Since 2011, I have been spending November to April each year working for the British Antarctic Survey (BAS) on Signy Island in the South Orkney Islands, Antarctica. I work as a Zoological Field Assistant on the penguin and seal long-term monitoring programme. Before this, I spent 2.5 years on the sub-Antarctic island of Bird Island, South Georgia, in the South Atlantic.

This blog gives readers an insight into my day-to-day life in the Antarctic, from my first trip south in 2008 to the present day.

Monday, 9 March 2009

End of February

Yet again the weeks seem to have passed without me noticing and it's been another month since I last wrote anything… I'm not quite sure where all my time is going!

Since I wrote anything last month, there's been quite a lot going on with the wildlife here. The wandering Albatross chicks have just started to hatch. It is lovely to walk through the meadows and see the tiny chicks sitting in their huge nests, being guarded by their enormous parents. It takes 5 days for some of them to hatch fully; they have been incubated for 2.5 months before hatching. It will be a while yet before the parents leave them unguarded.

The fur seal pups are moulting their black puppy fur for gorgeous soft silvery grey coats. There are still lots of them playing/sleeping/lying around the base, growling in their funny little puppy ways when you walk past them.

The Macaroni penguin chicks have all just finished moulting their fluffy down for smart new coats of feathers. Last week, fully ready to face the big wide world, they left the colonies and jumped into the sea. They were very funny to watch- it took a few seconds for them to realise they were able to swim and dive. It will be a full year before we see any of them again, when they return to Bird Island for their annual moult.
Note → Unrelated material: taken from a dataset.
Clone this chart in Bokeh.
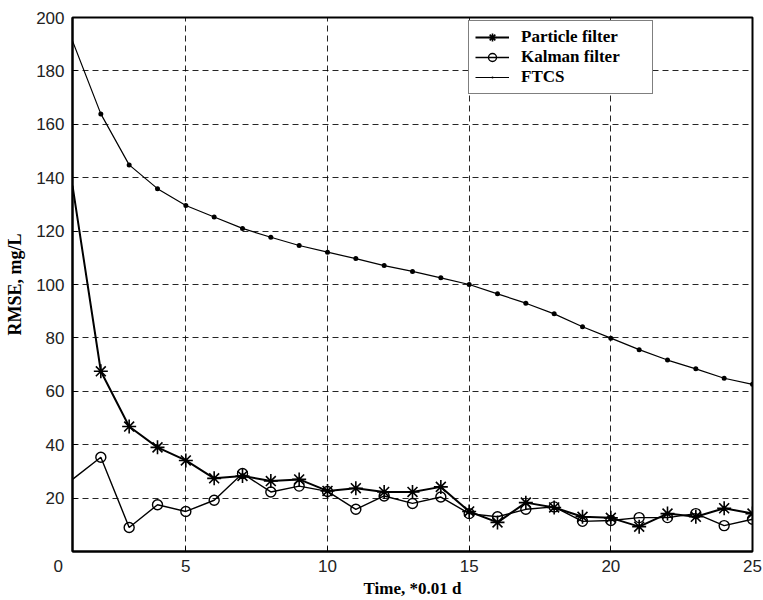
from bokeh.plotting import figure
from bokeh.models import FixedTicker, Legend, LegendItem
from bokeh.embed import file_html
from bokeh.resources import INLINE

# Time steps (*0.01 d)
time = list(range(1, 26))

# RMSE, mg/L
particle_filter = [137.0, 67.5, 46.8, 39.0, 34.1, 27.4, 28.3, 26.4, 27.0, 22.7,
                   23.7, 22.3, 22.3, 24.2, 15.0, 10.9, 18.3, 16.5, 13.0, 12.6,
                   9.3, 14.2, 13.0, 16.2, 14.2]
kalman_filter = [27.0, 35.3, 9.0, 17.5, 15.0, 19.2, 29.2, 22.3, 24.5, 22.5,
                 15.8, 20.8, 18.0, 20.4, 14.2, 13.0, 15.8, 16.7, 11.3, 11.6,
                 12.7, 12.7, 14.2, 9.7, 12.1]
ftcs = [191.2, 163.9, 144.8, 135.9, 129.6, 125.3, 121.0, 117.7, 114.6, 112.1,
        109.7, 107.1, 104.9, 102.5, 100.0, 96.5, 93.0, 89.0, 84.2, 79.9,
        75.6, 71.7, 68.4, 64.9, 62.6]

x_ticks = [5, 10, 15, 20, 25]
y_ticks = [20, 40, 60, 80, 100, 120, 140, 160, 180, 200]

TICK_FONT = "Liberation Sans"
LABEL_FONT = "Liberation Serif"

p = figure(width=763, height=600, x_range=(1, 25), y_range=(0, 200),
           output_backend="svg", toolbar_location=None,
           min_border_left=72, min_border_right=11, min_border_top=17,
           min_border_bottom=46)
p.background_fill_color = "white"
p.border_fill_color = "white"
p.outline_line_color = "black"
p.outline_line_width = 2

# axes
for ax in (p.xaxis[0], p.yaxis[0]):
    ax.axis_line_width = 2
    ax.axis_line_color = "black"
    ax.major_tick_in = 5
    ax.major_tick_out = 0
    ax.minor_tick_line_color = None
    ax.major_tick_line_color = "black"
    ax.major_label_text_font = TICK_FONT
    ax.major_label_text_font_size = "17px"
    ax.major_label_text_color = "#222222"
    ax.axis_label_text_font = LABEL_FONT
    ax.axis_label_text_font_style = "bold"
    ax.axis_label_text_font_size = "18px"
    ax.axis_label_text_color = "black"

# the first step is labelled "0", set a little left of the frame corner
p.xaxis.ticker = FixedTicker(ticks=[time[0]] + x_ticks)
p.xaxis.major_label_overrides = {time[0]: "0" + "\u00a0" * 6}
p.yaxis.ticker = FixedTicker(ticks=y_ticks)
p.xaxis.axis_label = "Time, *0.01 d"
p.yaxis.axis_label = "RMSE, mg/L"
p.xaxis.major_label_standoff = 5
p.yaxis.major_label_standoff = 8
p.xaxis.axis_label_standoff = 0
p.yaxis.axis_label_standoff = 8
p.xaxis.axis_label_text_font_size = "17px"

# dashed grid
p.xgrid.ticker = FixedTicker(ticks=x_ticks)
p.ygrid.ticker = FixedTicker(ticks=y_ticks)
for g in (p.xgrid[0], p.ygrid[0]):
    g.grid_line_color = "black"
    g.grid_line_dash = "6 4"
    g.grid_line_width = 1
    g.grid_line_alpha = 0.85

# series: lines run from the first step, markers from the second one
pl = p.line(time, particle_filter, line_color="black", line_width=2)
ps = p.scatter(time[1:], particle_filter[1:], marker="asterisk", size=14,
               line_color="black", line_width=1.6)
kl = p.line(time, kalman_filter, line_color="black", line_width=1.4)
ks = p.scatter(time[1:], kalman_filter[1:], marker="circle", size=10,
               line_color="black", fill_color=None, line_width=1.4)
fl = p.line(time, ftcs, line_color="black", line_width=1.2)
fs = p.scatter(time[1:], ftcs[1:], marker="dot", size=20,
               line_color="black", fill_color="black", line_width=1)

legend = Legend(items=[
    LegendItem(label="Particle filter", renderers=[pl, ps]),
    LegendItem(label="Kalman filter", renderers=[kl, ks]),
    LegendItem(label="FTCS", renderers=[fl, fs]),
], location=(396, 457))
legend.label_text_font = LABEL_FONT
legend.label_text_font_style = "bold"
legend.label_text_font_size = "17px"
legend.label_text_color = "black"
legend.border_line_color = "black"
legend.border_line_width = 1.5
legend.background_fill_alpha = 1
legend.spacing = 0
legend.label_height = 20
legend.glyph_height = 20
legend.glyph_width = 34
legend.label_width = 125
legend.padding = 6
legend.margin = 0
legend.label_standoff = 12
p.add_layout(legend)

open("out.html", "w").write(file_html(p, INLINE))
The Northern Giant petrels are also coming along nicely- last week we ringed all of the chicks in the study area. We can expect to see some of them back in about 3 years time (well, not me- I shall have left by then, but whoever takes over from me) when they will return to think about breeding themselves. We will then be able to tell who they are/who their parents are etc by the ring number. The first chicks are just starting to fledge now.

I will try and get some pictures of all of that up on here sometime soon.

On base it's been fairly quiet… a couple of birthdays, but no major celebrations, as everyone has been busy working. We're expecting the Pharos (ship) next weekend, to bring us a new supply of fresh fruit and vegetables. This will be very welcome. We are looking forward to things like lettuce and bananas! The Pharos will take away three of our summer visiting scientists, and bring in two new visitors (technicians). We will then be 9 on base, with only 1 month to go until the JCR's last call, and the start of our winter isolation.